I wanted to add a comment to your story.

For thousands of years obsidian was traded over long distances. It was in many ways to human being prior to 5,000 BCE what oil is to us now.

There was a crisis around 5,000 BCE. Readily available sources of obsidian had become depleted. Obsidian became scarce and, consequently, expensive.

Humanity did not become extinct. Tools made of copper were used as a substitute for those made of obsidian, Then bronze. Then iron. Then steel. We haven't looked back.

The moral of this story is that we should worry less about depleting resources on which we depend and considerably more about discouraging or outright preventing the innovation that encourages substituting depleted resources with those we still have.

Julia D.'s avatar
6hEdited

There are so many natural systems that we barely understand, especially in the field of health and medicine. And there are so many incentives to flatten the models we do have and oversimplify how we intervene in these systems, often causing harm.

For example, we only just confirmed a decade ago that Pitocin, the synthetic hormone that hospitals give almost all birthing mothers to prevent or treat hemorrhage or in higher doses to induce or intensify labor, obstructs mother-baby bonding, causing postpartum depression.
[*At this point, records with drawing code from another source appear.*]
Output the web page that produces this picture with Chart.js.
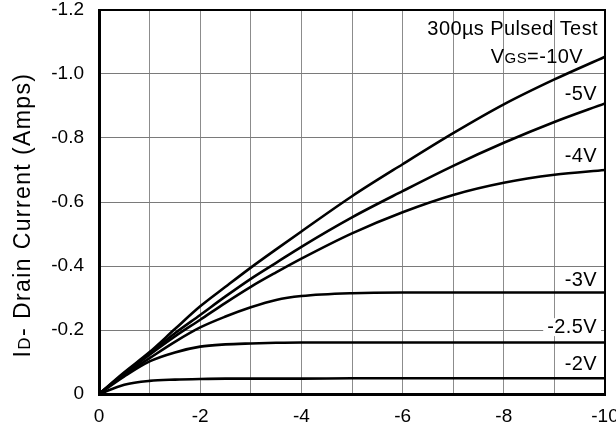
<!DOCTYPE html>
<html>
<head>
<meta charset="utf-8">
<script src="https://cdn.jsdelivr.net/npm/chart.js@4.4.0/dist/chart.umd.min.js"></script>
<style>
  html, body { margin: 0; padding: 0; background: #fff; }
</style>
</head>
<body>
<canvas id="ivChart" width="616" height="431"></canvas>
<script>
// drain-source voltage (V) and drain current (A) for each gate voltage
const vds   = [0, -0.5, -1, -1.5, -2, -2.5, -3, -3.5, -4, -5, -6, -7, -8, -9, -10];
const idG10 = [0, -0.068, -0.131, -0.203, -0.274, -0.335, -0.395, -0.452, -0.508, -0.618, -0.718, -0.815, -0.905, -0.983, -1.054];
const idG5  = [0, -0.065, -0.127, -0.190, -0.247, -0.305, -0.360, -0.410, -0.460, -0.552, -0.634, -0.713, -0.785, -0.850, -0.908];
const idG4  = [0, -0.063, -0.123, -0.180, -0.232, -0.285, -0.335, -0.380, -0.423, -0.502, -0.568, -0.622, -0.660, -0.685, -0.700];
const idG3  = [0, -0.060, -0.112, -0.163, -0.208, -0.242, -0.271, -0.294, -0.306, -0.315, -0.317, -0.317, -0.317, -0.317, -0.317];
const idG25 = [0, -0.055, -0.102, -0.130, -0.148, -0.155, -0.158, -0.160, -0.161, -0.161, -0.161, -0.161, -0.161, -0.161, -0.161];
const idG2  = [0, -0.029, -0.041, -0.045, -0.047, -0.048, -0.048, -0.048, -0.048, -0.049, -0.049, -0.049, -0.049, -0.049, -0.049];

const curveNames = ['-10V', '-5V', '-4V', '-3V', '-2.5V', '-2V'];
const curveData  = [idG10, idG5, idG4, idG3, idG25, idG2];

// curve labels: text and the current they sit at (right side of plot)
const labelTexts = ['-5V', '-4V', '-3V', '-2.5V', '-2V'];
const labelAmps  = [-0.937, -0.742, -0.356, -0.209, -0.091];

const xTicks = [0, -2, -4, -6, -8, -10];
const FONT = "'Liberation Sans', Arial, sans-serif";

const datasets = curveData.map((arr, i) => ({
    label: curveNames[i],
    data: vds.map((v, k) => ({ x: v, y: arr[k] })),
    borderColor: '#000',
    borderWidth: 2.6,
    pointRadius: 0,
    fill: false,
    cubicInterpolationMode: 'monotone'
}));

const textPlugin = {
    id: 'textPlugin',
    beforeDatasetsDraw(chart) {
        const ctx = chart.ctx;
        const a = chart.chartArea;
        ctx.save();
        ctx.strokeStyle = '#000';
        ctx.lineWidth = 2;
        ctx.beginPath();
        ctx.moveTo(a.left, a.top);
        ctx.lineTo(a.right, a.top);
        ctx.lineTo(a.right, a.bottom);
        ctx.stroke();
        ctx.restore();
    },
    afterDraw(chart) {
        const ctx = chart.ctx;
        const xs = chart.scales.x, ys = chart.scales.y;
        const right = xs.getPixelForValue(-10) - 8;
        ctx.save();
        ctx.fillStyle = '#000';
        ctx.textBaseline = 'middle';
        ctx.letterSpacing = '0.4px';
        ctx.font = '20px ' + FONT;

        labelTexts.forEach((t, i) => {
            const y = ys.getPixelForValue(labelAmps[i]);
            const w = ctx.measureText(t).width;
            if (t === '-2.5V') {
                ctx.fillStyle = '#fff';
                ctx.fillRect(right - w - 4, y - 9, w + 8, 18);
                ctx.fillStyle = '#000';
            }
            ctx.textAlign = 'right';
            ctx.fillText(t, right, y);
        });

        // header text
        ctx.textAlign = 'right';
        ctx.fillText('300\u00b5s Pulsed Test', right + 1, ys.getPixelForValue(-1.139));

        // VGS=-10V with small GS
        const yv = ys.getPixelForValue(-1.057);
        const part3 = '=-10V';
        const w3 = ctx.measureText(part3).width;
        ctx.font = '15px ' + FONT;
        const w2 = ctx.measureText('GS').width;
        ctx.font = '20px ' + FONT;
        const w1 = ctx.measureText('V').width;
        const x0 = right - 14 - w3 - w2 - w1;
        ctx.textAlign = 'left';
        ctx.textBaseline = 'alphabetic';
        const base = yv + 7;
        ctx.fillText('V', x0, base);
        ctx.font = '15px ' + FONT;
        ctx.fillText('GS', x0 + w1, base);
        ctx.font = '20px ' + FONT;
        ctx.fillText(part3, x0 + w1 + w2, base);

        // y axis title, rotated, with subscript D
        ctx.translate(22, 215);
        ctx.rotate(-Math.PI / 2);
        ctx.letterSpacing = '1.4px';
        ctx.font = '23px ' + FONT;
        const tA = 'I', tC = '- Drain Current (Amps)';
        const wa = ctx.measureText(tA).width;
        const wc = ctx.measureText(tC).width;
        ctx.font = '17px ' + FONT;
        const wb = ctx.measureText('D').width;
        const tx = -(wa + wb + wc) / 2;
        ctx.textBaseline = 'alphabetic';
        ctx.font = '23px ' + FONT;
        ctx.fillText(tA, tx, 8);
        ctx.font = '17px ' + FONT;
        ctx.fillText('D', tx + wa, 8);
        ctx.font = '23px ' + FONT;
        ctx.fillText(tC, tx + wa + wb, 8);
        ctx.restore();
    }
};

new Chart(document.getElementById('ivChart'), {
    type: 'line',
    data: { datasets: datasets },
    options: {
        responsive: false,
        animation: false,
        layout: { padding: { left: 0, right: 11, top: 10, bottom: 0 } },
        plugins: { legend: { display: false }, tooltip: { enabled: false } },
        scales: {
            x: {
                type: 'linear',
                min: -10,
                max: 0,
                reverse: true,
                afterBuildTicks: scale => {
                    scale.ticks = [0, -1, -2, -3, -4, -5, -6, -7, -8, -9, -10].map(v => ({ value: v }));
                },
                afterFit: scale => {
                    scale.height = 37;
                    scale.paddingLeft = 0;
                    scale.paddingRight = 0;
                },
                ticks: {
                    padding: 11,
                    maxRotation: 0,
                    autoSkip: false,
                    color: '#000',
                    font: { family: FONT, size: 19 },
                    callback: v => xTicks.includes(v) ? String(v) : ''
                },
                grid: { color: '#8c8c8c', lineWidth: 1, drawTicks: false },
                border: { color: '#000', width: 3 }
            },
            y: {
                type: 'linear',
                min: -1.2,
                max: 0,
                reverse: true,
                afterFit: scale => {
                    scale.width = 99;
                    scale.paddingTop = 0;
                    scale.paddingBottom = 0;
                },
                ticks: {
                    stepSize: 0.2,
                    padding: 15,
                    color: '#000',
                    font: { family: FONT, size: 19 },
                    callback: v => Math.abs(v) < 1e-9 ? '0' : v.toFixed(1)
                },
                grid: { color: '#7a7a7a', lineWidth: 1, drawTicks: false },
                border: { color: '#000', width: 3 }
            }
        }
    },
    plugins: [textPlugin]
});
</script>
</body>
</html>
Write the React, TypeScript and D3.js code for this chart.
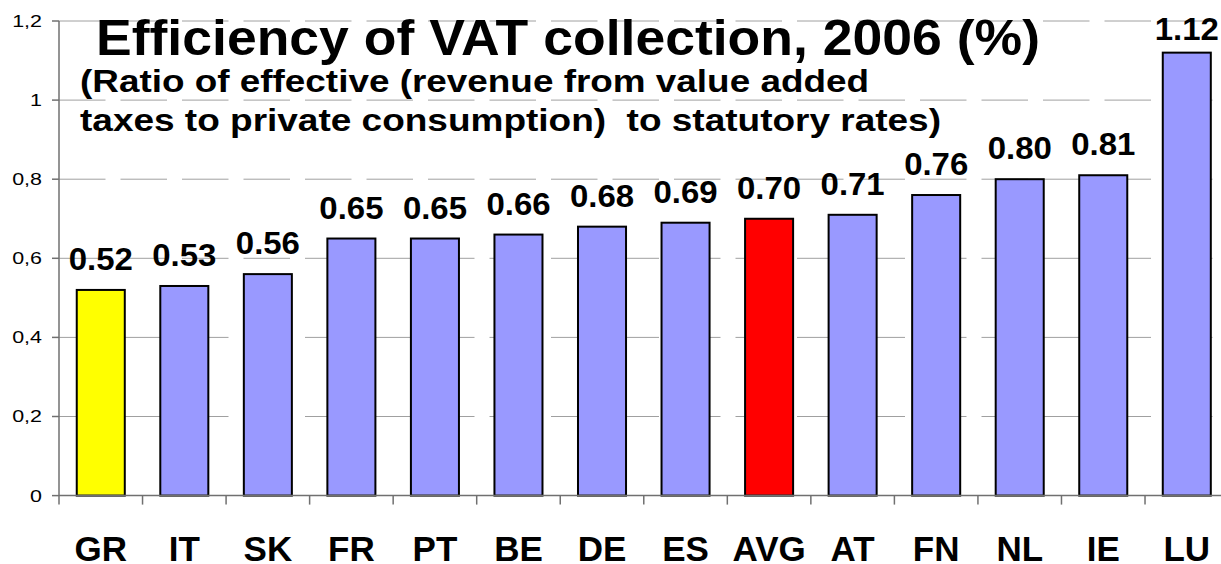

Oops!

Evolution spent all this time figuring out how to make the birth process jumpstart maternal instincts and motivation, especially for mammals, and especially for comparatively premature human infants. And then we go and mess up those hormones and make motherhood harder and less fulfilling. Then we wonder why people don't have more kids.

And hospitals probably won't change those protocols, because the non-pharmaceutical ways of boosting the brain's endogenous oxytocin that drives labor, prevents hemorrhage, and causes bonding are expensive or impossible to implement in hospitals. They basically amount to making sure the laboring mother feels at home and constantly supported in person by safe, snuggly, and familiar people, not bothered by unfamiliar places or people, lights, noises, paperwork, or hostility. Those things are what make hospitals operate efficiently, but they're what tank endogenous oxytocin production and labor progress and safety. That's why, in developed countries, and for low-risk mothers, home birth with a licensed midwife is safer than hospital birth. Regulatory capture is why home birth midwifery is not more common in the US.

Of course I appreciate the field of medicine in general, including prenatal ultrasounds, screening tests, Pitocin used to stop hemorrhage when it does occur, etc., all of which home birth midwives also do as a matter of course. High-risk interventions like Pitocin or C-sections are sometimes the best solution, they're just used more often than ideal because we're sabotaging labor earlier in the process.

My point is that some complex natural processes, like labor, are poorly understood, poorly taught (unlike midwives, OBs are surgeons foremost and have typically never witnessed an entire labor without drugs), and very inconvenient to scale for financial efficiency. Birth is my area of expertise, but I'm going to remember Gell-Mann and infer that there are many other such systems that we could inadvertently mess up.

Evolution has figured out some things that we haven't. We can certainly make some improvements - maternal and infant mortality is lower now than it was 10,000 years ago - but we need to always refer back to nature to make sure we're preserving the good as well as we can while preventing the bad. That requires ongoing scientific inquiry and a foundational respect for nature.